Characterizing the Accuracy -- Efficiency Trade-off of Low-rank Decomposition in Language Models

Chakshu Moar,Faraz Tahmasebi,Michael Pellauer,Hyoukjun Kwon
2024-10-23
Abstract:Recent large language models (LLMs) employ billions of parameters to enable broad problem-solving capabilities. Such language models also tend to be memory-bound because of the dominance of matrix-vector and matrix-matrix multiplications with low arithmetic intensity. Therefore, optimizing the memory footprint and traffic is an important optimization direction for LLMs today. Model compression methods such as quantization and parameter pruning have been actively explored to achieve memory footprint and traffic optimization. However, the accuracy-efficiency trade-off of rank pruning (i.e., low-rank decomposition) for LLMs is not well-understood yet. Therefore, in this work, we characterize the accuracy-efficiency trade-off of a low-rank decomposition method, specifically Tucker decomposition, on recent language models, including an open-source LLM, Llama 2. We formalize the low-rank decomposition design space and show that the decomposition design space is enormous (e.g., O($2^{39}$) for Llama2-7B). To navigate such a vast design space, we formulate it and perform thorough case studies of accuracy-efficiency trade-offs using six widely used LLM benchmarks on BERT and Llama 2 models. Our results show that we can achieve a 9\% model size reduction with minimal accuracy drops, which range from 4\%p (\%p refers to "percentage point," which refers to the absolute difference between two percentage numbers; 74\% -> 78\% = 4\%p increase) to 10\%p, depending on the difficulty of the benchmark, without any retraining to recover accuracy after decomposition. The results show that low-rank decomposition can be a promising direction for LLM-based applications that require real-time service at scale (e.g., AI agent and real-time coding assistant), where the latency is as important as the model accuracy.
Machine Learning,Computation and Language
What problem does this paper attempt to address?
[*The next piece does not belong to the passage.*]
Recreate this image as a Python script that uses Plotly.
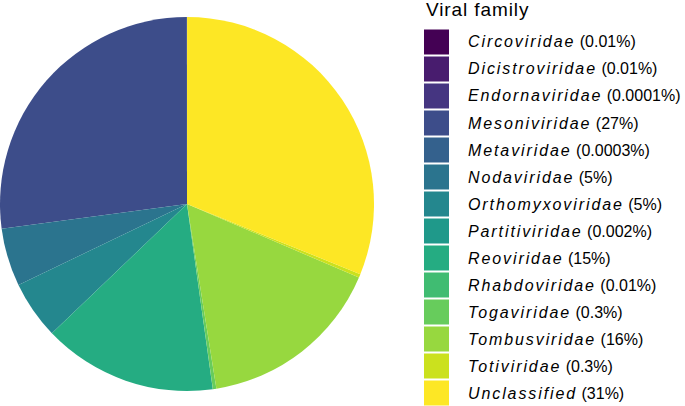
import plotly.graph_objects as go

families = ["Circoviridae", "Dicistroviridae", "Endornaviridae", "Mesoniviridae",
            "Metaviridae", "Nodaviridae", "Orthomyxoviridae", "Partitiviridae",
            "Reoviridae", "Rhabdoviridae", "Togaviridae", "Tombusviridae",
            "Totiviridae", "Unclassified"]
percent = [0.01, 0.01, 0.0001, 27, 0.0003, 5, 5, 0.002, 15, 0.01, 0.3, 16, 0.3, 31]
pct_labels = ["0.01%", "0.01%", "0.0001%", "27%", "0.0003%", "5%", "5%", "0.002%",
              "15%", "0.01%", "0.3%", "16%", "0.3%", "31%"]
colors = ["#440154", "#481C6E", "#453581", "#3D4D8A", "#34618D", "#2B748E", "#24878E",
          "#1F998A", "#25AC82", "#40BC72", "#67CC5C", "#97D83F", "#CBE11E", "#FDE725"]

W, H = 685, 406

fig = go.Figure(go.Pie(
    labels=families, values=percent, sort=False,
    direction="counterclockwise", rotation=0,
    marker=dict(colors=colors, line=dict(width=0)),
    textinfo="none", hoverinfo="label+percent",
    domain=dict(x=[0, 374 / W], y=[1 - 391 / H, 1 - 17 / H]),
    showlegend=False,
))

shapes = []
annotations = []
font_family = "Liberation Sans, Arial, sans-serif"
annotations.append(dict(
    x=424 / W, y=1 - 10 / H, xref="paper", yref="paper",
    xanchor="left", yanchor="middle", showarrow=False,
    text="Viral family", font=dict(family=font_family, size=19, color="#000000"),
))
pitch = 27.0
for i, (fam, pl, col) in enumerate(zip(families, pct_labels, colors)):
    top = 29.5 + pitch * i
    shapes.append(dict(
        type="rect", xref="paper", yref="paper",
        x0=424 / W, x1=449 / W, y0=1 - (top + 25) / H, y1=1 - top / H,
        fillcolor=col, line=dict(width=0),
    ))
    annotations.append(dict(
        x=466 / W, y=1 - (top + 12.5) / H, xref="paper", yref="paper",
        xanchor="left", yanchor="middle", showarrow=False,
        text=f"<i>{fam}</i> ({pl})",
        font=dict(family=font_family, size=16, color="#000000"),
    ))

fig.update_layout(
    width=W, height=H,
    margin=dict(l=0, r=0, t=0, b=0),
    paper_bgcolor="white", plot_bgcolor="white",
    shapes=shapes, annotations=annotations,
)

post = """
document.body.style.margin = '0px';
document.querySelectorAll('.annotation').forEach(function(a){
  var idx = parseInt(a.getAttribute('data-index'));
  a.querySelectorAll('text.annotation-text').forEach(function(t){
    var bb = t.getBBox();
    var left = bb.x;
    t.setAttribute('text-anchor', 'start');
    t.setAttribute('x', left);
    t.querySelectorAll('tspan[x]').forEach(function(s){ s.setAttribute('x', left); });
    if (idx === 0) {
      t.style.letterSpacing = '0.9px';
    } else {
      t.querySelectorAll('tspan').forEach(function(s){
        if ((s.getAttribute('style') || '').indexOf('italic') >= 0) {
          s.style.letterSpacing = '1.9px';
        }
      });
    }
  });
});
"""

fig.write_html("out.html", post_script=post, config={"displayModeBar": False})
The paper attempts to address the challenges of memory usage and computational efficiency in large language models (LLMs). Specifically, due to the vast number of parameters, large language models face significant bottlenecks in terms of memory usage and computational resources. To optimize the memory usage and computational efficiency of these models, researchers have explored various model compression methods, such as quantization and parameter pruning. However, the trade-off between accuracy and efficiency of low-rank decomposition (i.e., low-rank tensor decomposition) in large language models has not been fully understood. Therefore, this paper aims to characterize the trade-off between accuracy and efficiency by studying the application of low-rank decomposition methods (particularly Tucker decomposition) on modern language models (including the open-source Llama 2 model). The specific objectives include: 1. **Characterize the trade-off space between accuracy and efficiency**: Conduct a detailed performance analysis of Bert and Llama 2 models through six widely used large language model benchmarks (such as AI2 Reasoning Challenge, HellaSwag, MMLU, etc.), exploring the accuracy loss and computational efficiency improvement under different low-rank decomposition configurations. 2. **Formalize the design space of low-rank decomposition**: Define and describe various design choices of low-rank decomposition, including which layers and tensors to decompose, and the pruned rank of each decomposed tensor. 3. **Identify effective low-rank decomposition design choices**: Based on the performance analysis results, identify design choices that can effectively balance model accuracy and computational efficiency, providing valuable insights for future low-rank decomposition research. Through these studies, the paper hopes to provide an effective optimization method for large-scale language model applications that require real-time services (such as virtual agents, real-time coding assistants, etc.), while maintaining high model accuracy.